What differentiates you from your competitors? Are you affordable, or are you high-end? Are you energetic, or calm?
Every single one of these qualities occupies a specific place in your customer’s minds, and where your brand exists in their minds will sway their behaviors towards your brand.
It’s critical to first understand your customers, your competition, and your unique value, to ensure that you position your brand to be unique, valuable, and hard to forget.
Experience
Brand Experience is the way a customer can experience your brand. This includes how it looks, smells, feels, or tastes. From your mobile experience and website to in-store and experiences with products, and everything in between.
The best and most meaningful experiences are just that, meaningful, and memorable, authentic, and most importantly, consistent.
Why Invest In Branding?
Branding is too often seen as an expense against a company’s marketing budget – that’s not it at all. When you understand how important branding is to the influencing of a customer’s behavior, the more you’ll see that it’s not simply a tactic.
It’s a long-term strategy that can yield huge, measurable results throughout the entire life of your company.
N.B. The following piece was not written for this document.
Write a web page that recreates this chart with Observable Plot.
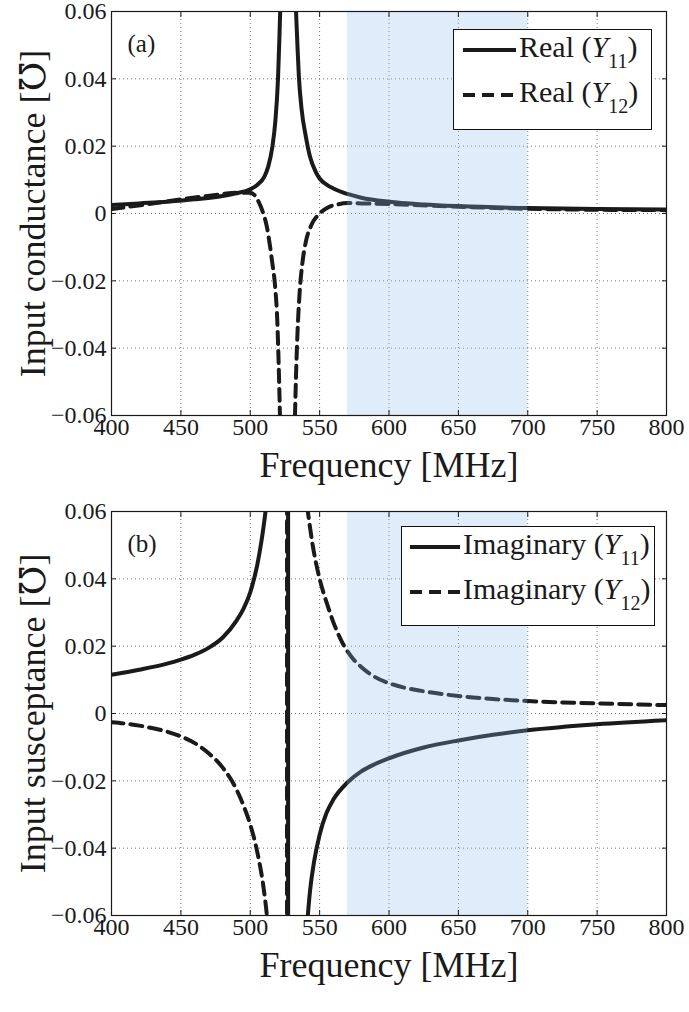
<!DOCTYPE html>
<html><head><meta charset="utf-8">
<script src="https://cdn.jsdelivr.net/npm/d3@7"></script>
<script src="https://cdn.jsdelivr.net/npm/@observablehq/plot@0.6"></script>
<style>
body{margin:0;background:#fff;}
#wrap{position:relative;width:689px;height:1012px;font-family:"Liberation Serif","DejaVu Serif","Times New Roman",serif;}
.panel{position:absolute;left:0;}
.legend{position:absolute;background:#fff;border:1.3px solid #111;box-sizing:border-box;}
.legend svg{display:block;}
</style></head><body><div id="wrap"></div><script>
const FONT = '"Liberation Serif","DejaVu Serif","Times New Roman",serif';
// ---- axes / annotations ----
const xTicks = [400, 450, 500, 550, 600, 650, 700, 750, 800];
const xTickLabels = ["400", "450", "500", "550", "600", "650", "700", "750", "800"];
const yTicks = [-0.06, -0.04, -0.02, 0, 0.02, 0.04, 0.06];
const yTickLabels = ["\u22120.06", "\u22120.04", "\u22120.02", "0", "0.02", "0.04", "0.06"];
const shadeBand = [570, 700];
const xLabel = "Frequency [MHz]";
const yLabelA = "Input conductance [\u2127]";
const yLabelB = "Input susceptance [\u2127]";

// ---- panel (a): real parts ----
const freqReY11 = [400,420,440,460,480,490,500,505,510,513,516,518,520,521,522,524,527,530,532,533,534,535,537,540,543,547,550,555,560,570,580,600,625,650,700,750,800];
const reY11 = [0.0025,0.003,0.0035,0.0042,0.0052,0.006,0.0072,0.0085,0.0108,0.014,0.02,0.027,0.04,0.052,0.066,0.1,0.2,0.1,0.07,0.06,0.05,0.041,0.031,0.023,0.017,0.0125,0.0104,0.0086,0.0074,0.0058,0.0047,0.0035,0.0027,0.0022,0.0016,0.0013,0.0012];
const freqReY12 = [400,425,450,475,490,500,503,506,509,512,514,516,518,519.5,520.5,521.5,524,527,530,532,533,534,535.5,537.5,540,544,550,556,563,570,580,600,650,700,750,800];
const reY12 = [0.0013,0.0027,0.0042,0.0055,0.0062,0.0062,0.0055,0.0035,0.0005,-0.004,-0.009,-0.015,-0.022,-0.032,-0.045,-0.062,-0.12,-0.2,-0.12,-0.065,-0.048,-0.036,-0.024,-0.015,-0.0085,-0.0035,0.0,0.0018,0.0027,0.0031,0.003,0.0028,0.002,0.0014,0.0011,0.001];

// ---- panel (b): imaginary parts ----
const freqImY11 = [400,420,440,450,460,470,480,490,495,500,505,508,511,513,518,524,527.2,527.4,530,536,539,541.5,543,546,550,555,560,570,580,590,600,625,650,675,700,750,800];
const imY11 = [0.0115,0.013,0.0148,0.016,0.0175,0.0195,0.0225,0.0275,0.031,0.036,0.044,0.051,0.06,0.068,0.1,0.3,1,-1,-0.3,-0.1,-0.075,-0.06,-0.053,-0.044,-0.036,-0.0295,-0.0255,-0.0205,-0.0172,-0.015,-0.0133,-0.0101,-0.008,-0.0063,-0.005,-0.0032,-0.002];
const freqImY12 = [400,410,420,430,440,450,460,470,480,490,495,500,505,510,512,515,520,526.4,526.6,530,535,539,541.5,545,550,555,560,565,570,575,580,590,600,625,650,675,700,750,800];
const imY12 = [-0.0026,-0.003,-0.0036,-0.0044,-0.0054,-0.0068,-0.0088,-0.0118,-0.016,-0.0225,-0.0272,-0.033,-0.041,-0.053,-0.06,-0.075,-0.12,-1,1,0.2,0.09,0.068,0.06,0.05,0.04,0.033,0.027,0.0222,0.0185,0.0158,0.0138,0.0108,0.009,0.0066,0.0052,0.0043,0.0037,0.003,0.0025];

const legendA = [{name: "Real", sub: "11", dashed: false}, {name: "Real", sub: "12", dashed: true}];
const legendB = [{name: "Imaginary", sub: "11", dashed: false}, {name: "Imaginary", sub: "12", dashed: true}];

const zip = (fs, vs) => fs.map((f, i) => ({f, v: vs[i]}));
const INK = "#1a1a1a";
const DASH = "12,7";

function panel({series, yLabel, tag, mTop, plotH, mBottom}) {
  const tickOpts = {tickFormat: () => "", label: null, tickSize: -5, stroke: INK};
  return Plot.plot({
    width: 689,
    height: mTop + plotH + mBottom,
    marginLeft: 111, marginRight: 23, marginTop: mTop, marginBottom: mBottom,
    style: {fontFamily: FONT, fontSize: "24px", color: INK, background: "transparent", overflow: "visible"},
    x: {domain: [400, 800], axis: null},
    y: {domain: [-0.06, 0.06], axis: null},
    marks: [
      Plot.gridX(xTicks.slice(1, -1), {stroke: "#777", strokeOpacity: 1, strokeDasharray: "1,3", strokeWidth: 1}),
      Plot.gridY(yTicks.slice(1, -1), {stroke: "#777", strokeOpacity: 1, strokeDasharray: "1,3", strokeWidth: 1}),
      ...series.map(s => Plot.line(s.data, {x: "f", y: "v", curve: "monotone-x", stroke: INK, strokeWidth: 4, strokeDasharray: s.dashed ? DASH : null, clip: true})),
      Plot.rect([shadeBand], {x1: d => d[0], x2: d => d[1], fill: "rgb(137,191,233)", fillOpacity: 0.28}),
      Plot.frame({stroke: INK, strokeWidth: 1.2}),
      Plot.axisX(xTicks, {anchor: "bottom", ...tickOpts}),
      Plot.axisX(xTicks, {anchor: "top", ...tickOpts}),
      Plot.axisY(yTicks, {anchor: "left", ...tickOpts}),
      Plot.axisY(yTicks, {anchor: "right", ...tickOpts}),
      Plot.text(xTicks, {x: d => d, text: (d, i) => xTickLabels[i], frameAnchor: "bottom", lineAnchor: "top", textAnchor: "middle", dy: 2, fontSize: 24, fontFamily: FONT, fontVariant: "normal"}),
      Plot.text(yTicks, {y: d => d, text: (d, i) => yTickLabels[i], frameAnchor: "left", lineAnchor: "middle", textAnchor: "end", dx: -5, fontSize: 24, fontFamily: FONT, fontVariant: "normal"}),
      Plot.text([xLabel], {frameAnchor: "bottom", dy: 50, fontSize: 36, textAnchor: "middle", lineAnchor: "middle", fontFamily: FONT}),
      Plot.text([yLabel], {frameAnchor: "left", rotate: -90, dx: -78, fontSize: 36, textAnchor: "middle", lineAnchor: "middle", fontFamily: FONT}),
      Plot.text([tag], {frameAnchor: "top-left", dx: 16, dy: 32, fontSize: 25, textAnchor: "start", lineAnchor: "middle", fontFamily: FONT})
    ]
  });
}

function legend({left, top, w, h, x1, x2, tx, entries, rows}) {
  const div = document.createElement("div");
  div.className = "legend";
  Object.assign(div.style, {left: left + "px", top: top + "px", width: w + "px", height: h + "px"});
  let s = `<svg width="${w - 3}" height="${h - 3}" style='font-family:${FONT}' fill="${INK}">`;
  entries.forEach((e, i) => {
    const b = rows[i];
    s += `<line x1="${x1}" x2="${x2}" y1="${b - 7}" y2="${b - 7}" stroke="${INK}" stroke-width="4" ${e.dashed ? `stroke-dasharray="${DASH}"` : ""}/>`;
    s += `<text x="${tx}" y="${b}" font-size="30">${e.name} (<tspan font-style="italic">Y</tspan><tspan dy="11" font-size="20">${e.sub}</tspan><tspan dy="-11">)</tspan></text>`;
  });
  s += "</svg>";
  div.innerHTML = s;
  return div;
}

const wrap = document.getElementById("wrap");

const a = panel({
  series: [{data: zip(freqReY11, reY11), dashed: false}, {data: zip(freqReY12, reY12), dashed: true}],
  yLabel: yLabelA, tag: "(a)", mTop: 11, plotH: 404, mBottom: 85
});
a.classList.add("panel"); a.style.top = "0px";
wrap.appendChild(a);

const b = panel({
  series: [{data: zip(freqImY11, imY11), dashed: false}, {data: zip(freqImY12, imY12), dashed: true}],
  yLabel: yLabelB, tag: "(b)", mTop: 11, plotH: 404, mBottom: 97
});
b.classList.add("panel"); b.style.top = "500px";
wrap.appendChild(b);

wrap.appendChild(legend({left: 453, top: 29, w: 199, h: 101, x1: 9, x2: 62, tx: 65, entries: legendA, rows: [27, 72]}));
wrap.appendChild(legend({left: 401, top: 526, w: 254, h: 100, x1: 8, x2: 58, tx: 61, entries: legendB, rows: [27, 72]}));
</script></body></html>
Here are a few benefits that you can expect from investing in your brand:
Attracting your ideal customers through customer research
Increased marketing effectiveness through core messaging, personality, and positioning
Closing deals more easily – well defined and strategically positioned brands are much easier to sell
Higher prices – consumers buy brands, not products. If you position your brand to command authority and value, you can charge accordingly
Business value boost – stronger brands perform better financially than their counterparts. When you invest in your brand, you’re setting yourself up for long-term success.
A strong brand will pay dividends over the lifetime of your business. A smoother sale, a more loyal customer base, and the benefits don’t stop there.
To sum it all up, your company’s brand is the way the world is perceiving you. There’s no smarter investment than shaping that perception to your advantage.